4. Alla declaratoria di inammissibilità fa seguito la condanna dell'Agenzia ricorrente alla rifusione, in favore della controricorrente, delle spese di questo giudizio di cassazione, le quali sono liquidate nella misura indicata nel dispositivo secondo i vigenti parametri.

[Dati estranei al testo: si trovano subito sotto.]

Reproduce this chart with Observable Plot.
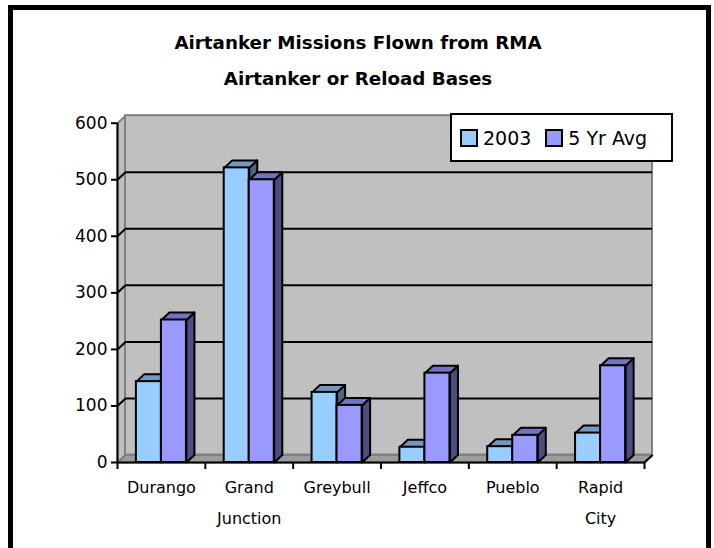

5. Ai sensi dell'art. 13, comma 1 -quater, del d.P.R. n. 115 del 2002, si dà atto che non sussistono i presupposti per il versamento, da parte della ricorrente, dell'ulteriore importo a titolo di contributo unificato pari a quello dovuto per il ricorso a norma del comma 1 -bis dello stesso articolo 13 (Cass., Sez. 3, Sentenza n. 5955 del 14/03/2014, Rv. 630550-01).

P.Q.M.

La Corte dichiara inammissibile il ricorso, condanna l'Agenzia delle Entrate a rifondere alla controricorrente le spese di questo giudizio, che liquida in Euro 5.600,00 per compensi, oltre a spese forfettarie e ad accessori di legge. Ai sensi dell'art. 13, comma 1-quater, del d.P.R. n. 115 del 2002, dà atto della non sussistenza dei presupposti per il versamento, da parte del ricorrente, dell'ulteriore importo a titolo di contributo unificato pari a quello dovuto per il ricorso, a norma del comma 1-bis dello stesso articolo 13.